The Number of Kids Sent to the ER for Doing This Has Gone Up 90% In 20 Years. Know the Risks.
Every parent knows to keep small objects away from children in order to prevent them from choking or ingesting a dangerous object. Sounds simple enough, but if you have ever found this rule difficult to execute you are not alone. A new study found that emergency room visits for children under 6 who swallowed objects has gone up more than 90% over the past 20 years.
Overall, boys ingested foreign bodies slightly more often than girls and one year olds ingested foreign objects most of all. Coins, especially pennies, are the most frequently ingested objects, followed by small toys, jewelry, and batteries, especially button batteries. According to CNN, boys also commonly swallowed nails and screws while girls also commonly swallowed hair accessories.
The huge rise in the number of incidents reported does not include incidents in which parents called their pediatrician, went to urgent care, called poison control, or waited for the object to pass at home. This means that the actual number of children who ingested objects could be much higher. These numbers are alarming and underscore both the need for parents to be vigilant in keeping small objects out of reach of young children and the need for better regulation over things like packaging for small toys and restricted sale of toys with high powered magnets.
According to the Children's Hospital of Colorado you should take your child to the ER immediately if they swallow something sharp, a magnet, or a battery. If your child swallows something small like a coin, toy, or hair accessory it may or may not be an emergency. If your child is having trouble breathing or swallowing or is vomiting take your child to the ER right away. Otherwise, call your child's pediatrician for guidance. It's also a good idea to keep the number for poison control, 1-800-222-1222, handy.

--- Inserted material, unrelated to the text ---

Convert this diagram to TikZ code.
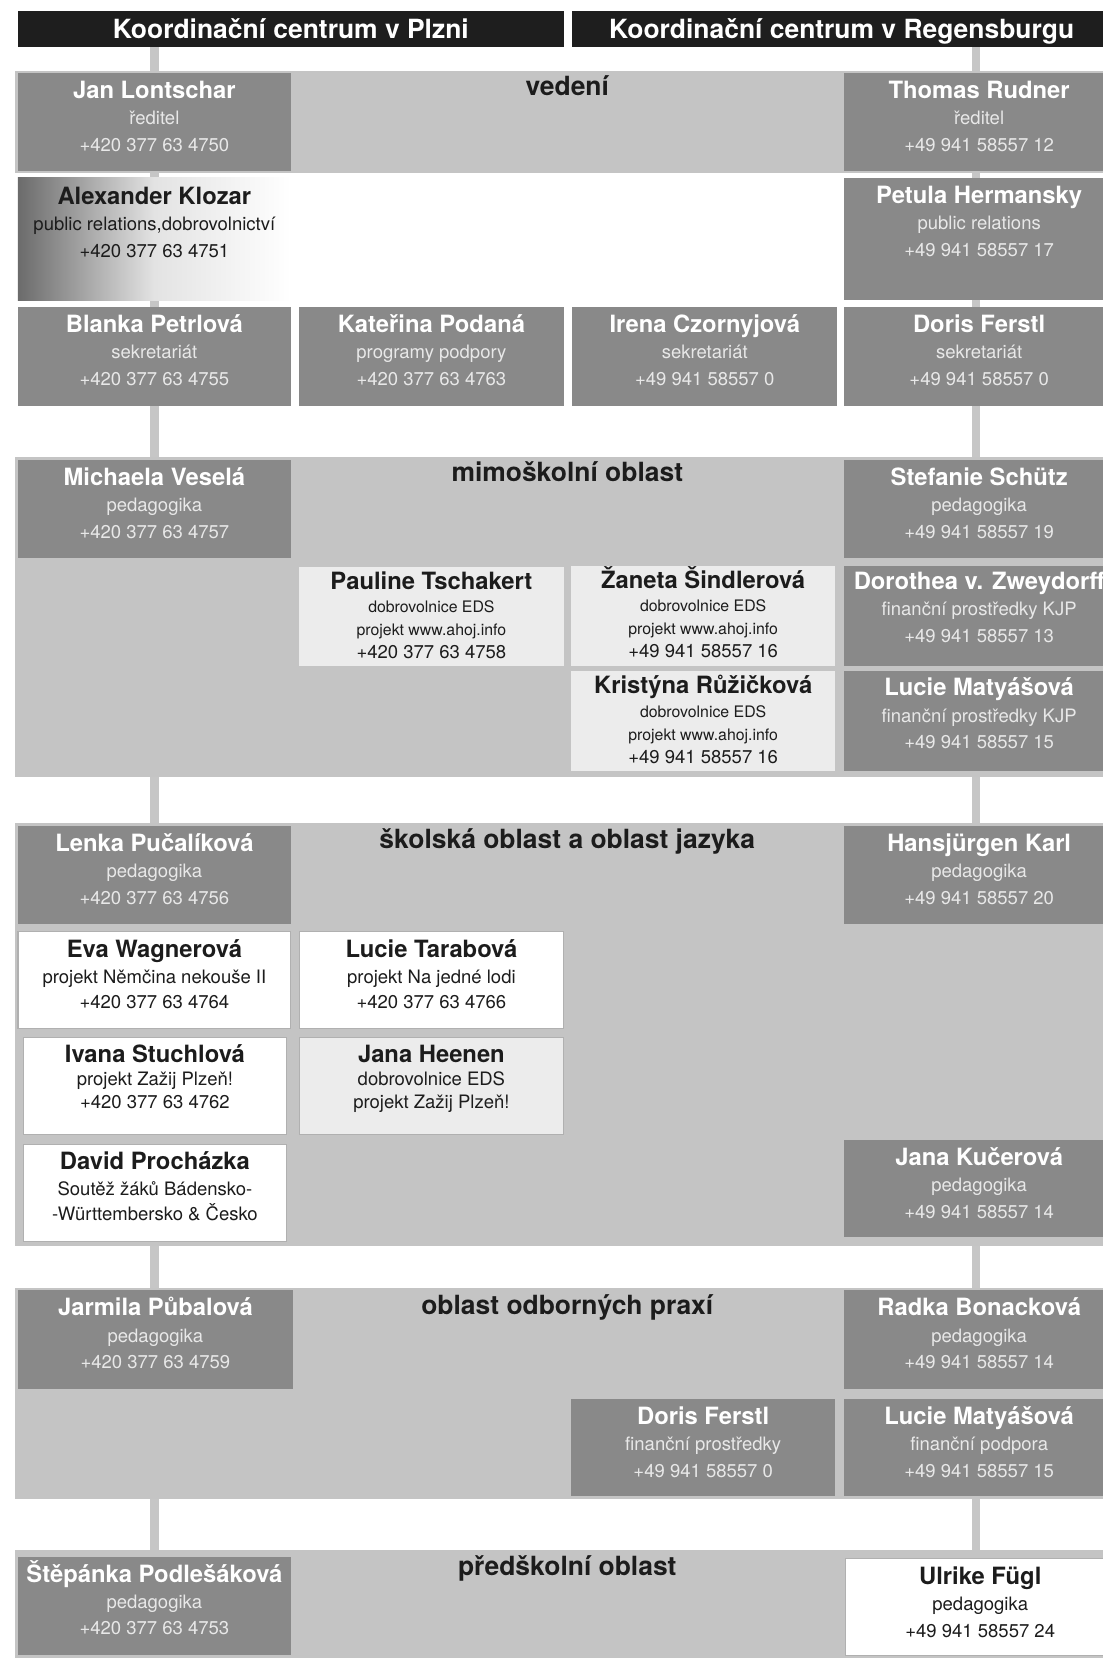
\documentclass[tikz,border=0pt]{standalone}
\usepackage{fontspec}
\setmainfont{TeX Gyre Heros}
\usetikzlibrary{positioning}
\usetikzlibrary{backgrounds}

\definecolor{headblack}{HTML}{1E1E1E}
\definecolor{bandgray}{HTML}{C4C4C4}
\definecolor{linegray}{HTML}{C6C6C6}
\definecolor{boxgray}{HTML}{898989}
\definecolor{palebox}{HTML}{ECECEC}
\definecolor{rimgray}{HTML}{B0B0B0}
\definecolor{ink}{HTML}{1C1C1C}
\definecolor{subwhite}{HTML}{E8E8E8}
\colorlet{namecol}{ink}

% name line of a card
\newcommand{\who}[1]{{\fontsize{22.5}{25}\selectfont\bfseries\color{namecol}\rule{0pt}{21pt}#1}}
% a card: box plus its text
\newcommand{\card}[8][]{%
  \node[#2, minimum width=#6, minimum height=#7] (#3) at (#4,#5) {};
  \node[#2 text, below=3pt of #3.north, #1] (#3 text) {#8};}

\tikzset{
  box/.style={rectangle, anchor=north west, inner sep=0pt, outer sep=0pt},
  band/.style={box, fill=bandgray, minimum width=1040},
  header/.style={box, fill=headblack, text=white, minimum height=34,
    text height=18pt, text depth=0pt, font=\fontsize{25}{28}\selectfont\bfseries},
  title/.style={anchor=base, inner sep=0pt, text=ink, font=\fontsize{25}{28}\selectfont\bfseries},
  link/.style={draw=linegray, line width=8pt},
  % card styles
  dark/.style={box, fill=boxgray},
  pale/.style={box, fill=palebox},
  paper/.style={box, fill=white, draw=rimgray, line width=1pt},
  greypaper/.style={box, fill=palebox, draw=rimgray, line width=1pt},
  fade/.style={box, left color=black!58, right color=white, middle color=black!11},
  card text/.style={align=center, inner sep=0pt, font=\fontsize{17.5}{25}\selectfont},
  dark text/.style={card text, text=subwhite, execute at begin node={\colorlet{namecol}{white}}},
  pale text/.style={card text, text=ink, font=\fontsize{15}{22}\selectfont, yshift=3pt},
  paper text/.style={card text, text=ink, font=\fontsize{17.5}{24.5}\selectfont},
  greypaper text/.style={paper text},
  fade text/.style={card text, text=ink, yshift=-1pt},
}

\begin{document}
\begin{tikzpicture}[x=1pt, y=-1pt]
\useasboundingbox (0,0) rectangle (1043,1568);
\begin{pgfonlayer}{background}
  \fill[white] (0,0) rectangle (1043,1568);
\end{pgfonlayer}
\clip (0,0) rectangle (1043,1568);

% headers
\node[header, minimum width=516] (hdrL) at (17,10) {Koordinační centrum v Plzni};
\node[header, minimum width=510] (hdrR) at (541,10) {Koordinační centrum v Regensburgu};

% bands
\node[band, minimum height=97] (vedeni) at (14,67) {};
\node[band, minimum height=303] (mimo) at (14,432) {};
\node[band, minimum height=400] (skol) at (14,778) {};
\node[band, minimum height=200] (odbor) at (14,1218) {};
\node[band, minimum height=120] (pred) at (14,1466) {};

\node[title] (t-vedeni) at (536.5,90) {vedení};
\node[title] (t-mimo) at (536.5,455) {mimoškolní oblast};
\node[title] (t-skol) at (536.5,802) {školská oblast a oblast jazyka};
\node[title] (t-odbor) at (536.5,1243) {oblast odborných praxí};
\node[title] (t-pred) at (536.5,1490) {předškolní oblast};

% vedeni
\card{dark}{jan}{17}{69}{258}{93}{\who{Jan Lontschar}\\ ředitel\\ +420 377 63 4750}
\card{dark}{thomas}{798}{69}{256}{93}{\who{Thomas Rudner}\\ ředitel\\ +49 941 58557 12}
\card{fade}{klozar}{17}{168}{258}{116}{\who{Alexander Klozar}\\ public relations,dobrovolnictví\\ +420 377 63 4751}
\card{dark}{petula}{798}{168}{256}{116}{\who{Petula Hermansky}\\ public relations\\ +49 941 58557 17}
\card{dark}{blanka}{17}{290}{258}{94}{\who{Blanka Petrlová}\\ sekretariát\\ +420 377 63 4755}
\card{dark}{katerina}{283}{290}{250}{94}{\who{Kateřina Podaná}\\ programy podpory\\ +420 377 63 4763}
\card{dark}{irena}{541}{290}{251}{94}{\who{Irena Czornyjová}\\ sekretariát\\ +49 941 58557 0}
\card{dark}{doris}{798}{290}{256}{94}{\who{Doris Ferstl}\\ sekretariát\\ +49 941 58557 0}

% mimoskolni oblast
\card{dark}{michaela}{17}{435}{258}{93}{\who{Michaela Veselá}\\ pedagogika\\ +420 377 63 4757}
\card{dark}{stefanie}{798}{435}{256}{93}{\who{Stefanie Schütz}\\ pedagogika\\ +49 941 58557 19}
\card{pale}{pauline}{283}{536}{250}{94}{\who{Pauline Tschakert}\\ dobrovolnice EDS\\ projekt www.ahoj.info\\ {\fontsize{17.5}{22}\selectfont +420 377 63 4758}}
\card{pale}{zaneta}{540}{535}{250}{95}{\who{Žaneta Šindlerová}\\ dobrovolnice EDS\\ projekt www.ahoj.info\\ {\fontsize{17.5}{22}\selectfont +49 941 58557 16}}
\card[yshift=2pt]{dark}{dorothea}{798}{535}{256}{95}{\who{Dorothea v. Zweydorff}\\ finanční prostředky KJP\\ +49 941 58557 13}
\card{pale}{kristyna}{540}{635}{250}{94}{\who{Kristýna Růžičková}\\ dobrovolnice EDS\\ projekt www.ahoj.info\\ {\fontsize{17.5}{22}\selectfont +49 941 58557 16}}
\card[yshift=1pt]{dark}{luciem}{798}{635}{256}{94}{\who{Lucie Matyášová}\\ finanční prostředky KJP\\ +49 941 58557 15}

% skolska oblast a oblast jazyka
\card{dark}{lenka}{17}{781}{258}{93}{\who{Lenka Pučalíková}\\ pedagogika\\ +420 377 63 4756}
\card{dark}{hansjurgen}{798}{781}{256}{93}{\who{Hansjürgen Karl}\\ pedagogika\\ +49 941 58557 20}
\card{paper}{eva}{17}{881}{258}{92}{\who{Eva Wagnerová}\\ projekt Němčina nekouše II\\ +420 377 63 4764}
\card{paper}{luciet}{283}{881}{250}{92}{\who{Lucie Tarabová}\\ projekt Na jedné lodi\\ +420 377 63 4766}
\card[font=\fontsize{17.5}{21.5}\selectfont]{paper}{ivana}{22}{981}{249}{92}{\who{Ivana Stuchlová}\\ projekt Zažij Plzeň!\\ +420 377 63 4762}
\card[font=\fontsize{17.5}{21.5}\selectfont]{greypaper}{heenen}{283}{981}{250}{92}{\who{Jana Heenen}\\ dobrovolnice EDS\\ projekt Zažij Plzeň!}
\card[font=\fontsize{17.5}{24}\selectfont]{paper}{david}{22}{1082}{249}{92}{\who{David Procházka}\\ Soutěž žáků Bádensko-\\ -Württembersko \& Česko}
\card{dark}{kucerova}{798}{1078}{256}{92}{\who{Jana Kučerová}\\ pedagogika\\ +49 941 58557 14}

% oblast odbornych praxi
\card{dark}{jarmila}{17}{1220}{260}{94}{\who{Jarmila Půbalová}\\ pedagogika\\ +420 377 63 4759}
\card{dark}{radka}{798}{1220}{256}{94}{\who{Radka Bonacková}\\ pedagogika\\ +49 941 58557 14}
\card{dark}{doris2}{540}{1323}{250}{92}{\who{Doris Ferstl}\\ finanční prostředky\\ +49 941 58557 0}
\card{dark}{lucie2}{798}{1323}{256}{92}{\who{Lucie Matyášová}\\ finanční podpora\\ +49 941 58557 15}

% predskolni oblast
\card{dark}{stepanka}{17}{1472}{258}{93}{\who{Štěpánka Podlešáková}\\ pedagogika\\ +420 377 63 4753}
\card[font=\fontsize{17.5}{25}\selectfont]{paper}{ulrike}{800}{1474}{254}{92}{\who{Ulrike Fügl}\\ pedagogika\\ +49 941 58557 24}

% connectors behind everything
\begin{pgfonlayer}{background}
  \draw[link] (hdrL.south -| jan.north) -- (stepanka.north);
  \draw[link] ([xshift=-3pt]hdrR.south -| thomas.north) -- ([xshift=-3pt]ulrike.north -| thomas.north);
\end{pgfonlayer}
\end{tikzpicture}
\end{document}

No one is perfect, especially when it comes to clever toddlers determined to get that shiny penny or pretty earring in their mouth. Be aware of the risks and be prepared to act if an accident does happen. The good news is, most children who swallow a foreign object are just fine. However, about 10% of children suffer serious injuries or worse so it's important to act fast if your child becomes one of the growing number of children who manages to slip something in their mouth despite best efforts to keep them safe.